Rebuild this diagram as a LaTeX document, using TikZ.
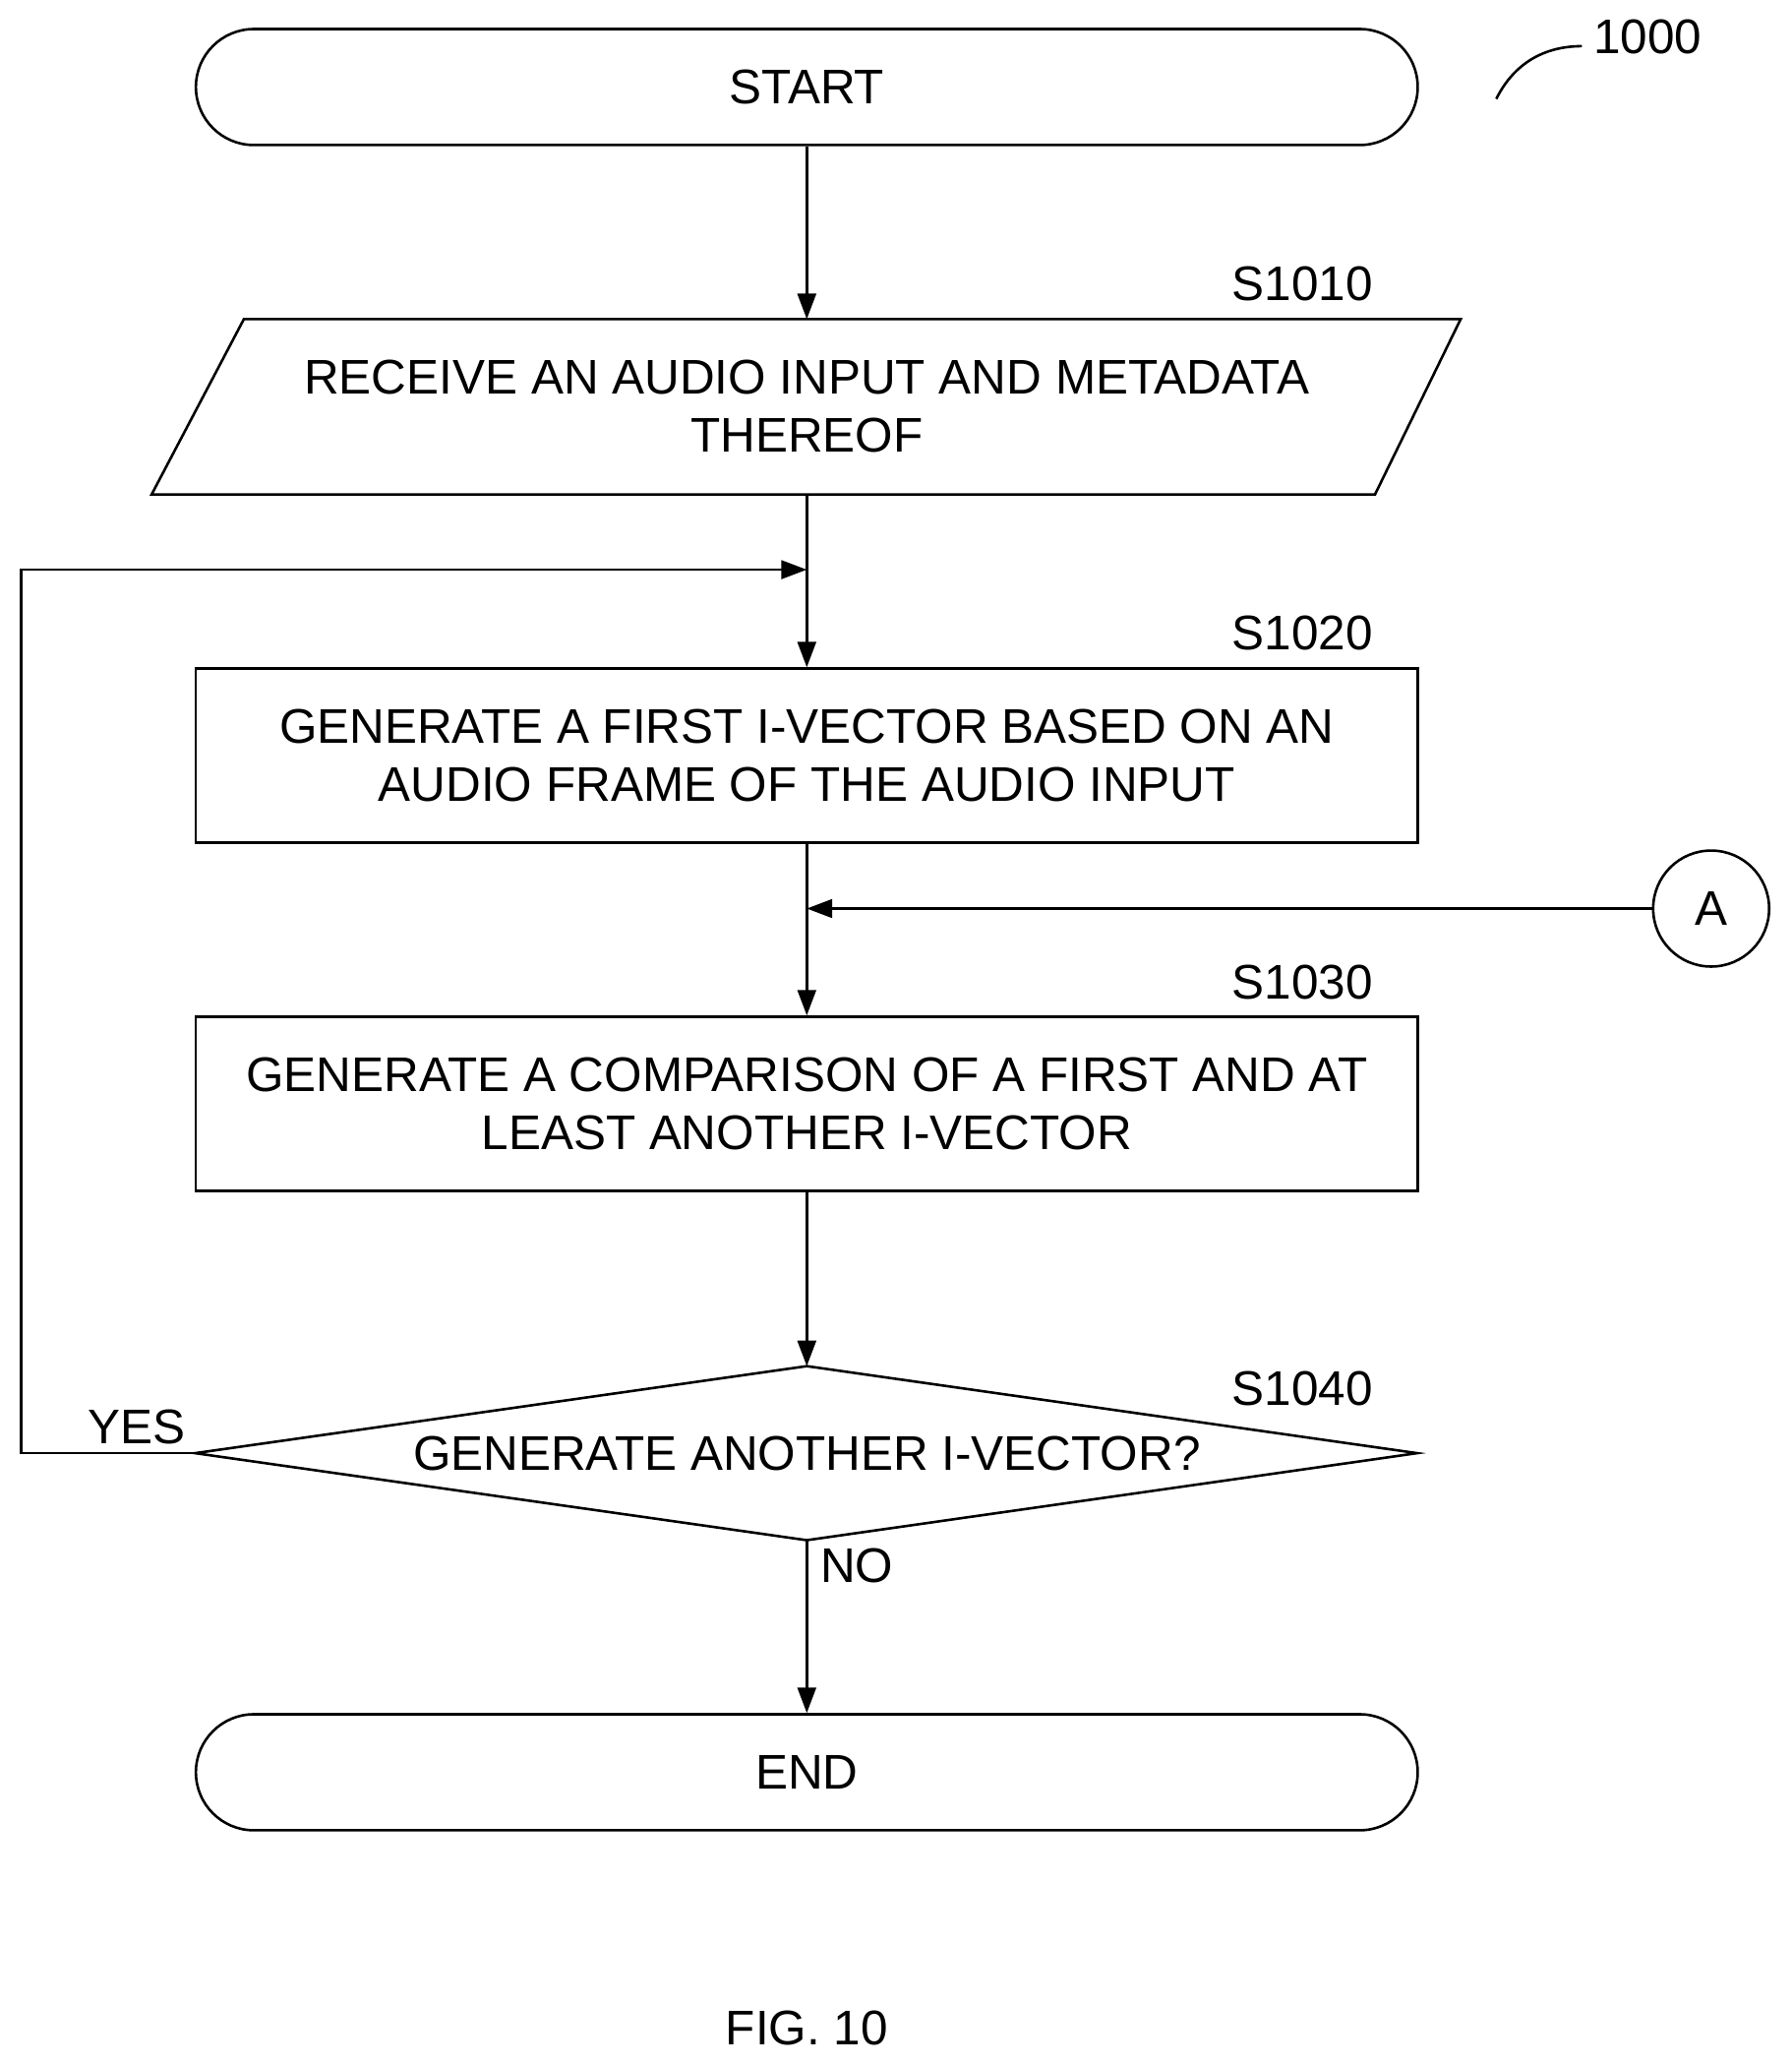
\documentclass[tikz,border=0pt]{standalone}
\usepackage{fontspec}
\setmainfont{Liberation Sans}
\usetikzlibrary{arrows.meta}
\begin{document}
\begin{tikzpicture}[x=0.02cm,y=-0.02cm,
  every node/.style={font=\fontsize{21}{25}\selectfont},
  ln/.style={line width=1.1pt},
  arr/.style={ln,-{Triangle[length=11pt,width=8pt]}},
  term/.style={draw,ln,rounded corners=0.88cm,minimum width=18.54cm,minimum height=1.76cm},
  box/.style={draw,ln,minimum width=18.54cm,minimum height=2.64cm,align=center},
  lbl/.style={}]
\useasboundingbox (0,0) rectangle (1359,1566);
\node[term] (start) at (612,66) {START};
\node[term] (end) at (612,1344) {END};
% parallelogram
\coordinate (p1) at (185,242); \coordinate (p2) at (1108,242);
\coordinate (p3) at (1043,375); \coordinate (p4) at (115,375);
\draw[ln] (p1)--(p2)--(p3)--(p4)--cycle;
\node[align=center] (s1010) at (612,308) {RECEIVE AN AUDIO INPUT AND METADATA\\THEREOF};
\coordinate (ptop) at (612,242); \coordinate (pbot) at (612,375);
\node[box] (s1020) at (612,573) {GENERATE A FIRST I-VECTOR BASED ON AN\\AUDIO FRAME OF THE AUDIO INPUT};
\node[box] (s1030) at (612,837) {GENERATE A COMPARISON OF A FIRST AND AT\\LEAST ANOTHER I-VECTOR};
\coordinate (dt) at (612,1036); \coordinate (dl) at (148,1102);
\coordinate (dr) at (1075,1102); \coordinate (db) at (612,1168);
\draw[ln] (dt)--(dr)--(db)--(dl)--cycle;
\node (s1040) at (612,1102) {GENERATE ANOTHER I-VECTOR?};
\node[draw,ln,circle,minimum size=1.76cm,inner sep=0] (A) at (1298,689) {A};
\node (l1) at (988,215) {S1010};
\node (l2) at (988,480) {S1020};
\node (l3) at (988,745) {S1030};
\node (l4) at (988,1053) {S1040};
\node (yes) at (104,1082) {YES};
\node (no) at (650,1187) {NO};
\node (fig) at (612,1538) {FIG. 10};
\node (num) at (1250,28) {1000};
\draw[ln] (1135,75) .. controls (1150,45) and (1175,35) .. (1200,35);
\coordinate (m1) at (612,432); \coordinate (m2) at (612,689);
\coordinate (c1) at (16,1102); \coordinate (c2) at (16,432);
\draw[arr] (start) -- (ptop);
\draw[arr] (pbot) -- (s1020);
\draw[arr] (dl) -- (c1) -- (c2) -- (m1);
\draw[arr] (s1020) -- (s1030);
\draw[arr] (A) -- (m2);
\draw[arr] (s1030) -- (dt);
\draw[arr] (db) -- (end);
\end{tikzpicture}
\end{document}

TASK DESCRIPTION: Quote all the lines above exactly as given. Do not include the pictures.

CORRECT RESPONSE:
Rebuild this diagram as a LaTeX document, using TikZ.
\documentclass[tikz,border=0pt]{standalone}
\usepackage{fontspec}
\setmainfont{Liberation Sans}
\usetikzlibrary{arrows.meta}
\begin{document}
\begin{tikzpicture}[x=0.02cm,y=-0.02cm,
  every node/.style={font=\fontsize{21}{25}\selectfont},
  ln/.style={line width=1.1pt},
  arr/.style={ln,-{Triangle[length=11pt,width=8pt]}},
  term/.style={draw,ln,rounded corners=0.88cm,minimum width=18.54cm,minimum height=1.76cm},
  box/.style={draw,ln,minimum width=18.54cm,minimum height=2.64cm,align=center},
  lbl/.style={}]
\useasboundingbox (0,0) rectangle (1359,1566);
\node[term] (start) at (612,66) {START};
\node[term] (end) at (612,1344) {END};
% parallelogram
\coordinate (p1) at (185,242); \coordinate (p2) at (1108,242);
\coordinate (p3) at (1043,375); \coordinate (p4) at (115,375);
\draw[ln] (p1)--(p2)--(p3)--(p4)--cycle;
\node[align=center] (s1010) at (612,308) {RECEIVE AN AUDIO INPUT AND METADATA\\THEREOF};
\coordinate (ptop) at (612,242); \coordinate (pbot) at (612,375);
\node[box] (s1020) at (612,573) {GENERATE A FIRST I-VECTOR BASED ON AN\\AUDIO FRAME OF THE AUDIO INPUT};
\node[box] (s1030) at (612,837) {GENERATE A COMPARISON OF A FIRST AND AT\\LEAST ANOTHER I-VECTOR};
\coordinate (dt) at (612,1036); \coordinate (dl) at (148,1102);
\coordinate (dr) at (1075,1102); \coordinate (db) at (612,1168);
\draw[ln] (dt)--(dr)--(db)--(dl)--cycle;
\node (s1040) at (612,1102) {GENERATE ANOTHER I-VECTOR?};
\node[draw,ln,circle,minimum size=1.76cm,inner sep=0] (A) at (1298,689) {A};
\node (l1) at (988,215) {S1010};
\node (l2) at (988,480) {S1020};
\node (l3) at (988,745) {S1030};
\node (l4) at (988,1053) {S1040};
\node (yes) at (104,1082) {YES};
\node (no) at (650,1187) {NO};
\node (fig) at (612,1538) {FIG. 10};
\node (num) at (1250,28) {1000};
\draw[ln] (1135,75) .. controls (1150,45) and (1175,35) .. (1200,35);
\coordinate (m1) at (612,432); \coordinate (m2) at (612,689);
\coordinate (c1) at (16,1102); \coordinate (c2) at (16,432);
\draw[arr] (start) -- (ptop);
\draw[arr] (pbot) -- (s1020);
\draw[arr] (dl) -- (c1) -- (c2) -- (m1);
\draw[arr] (s1020) -- (s1030);
\draw[arr] (A) -- (m2);
\draw[arr] (s1030) -- (dt);
\draw[arr] (db) -- (end);
\end{tikzpicture}
\end{document}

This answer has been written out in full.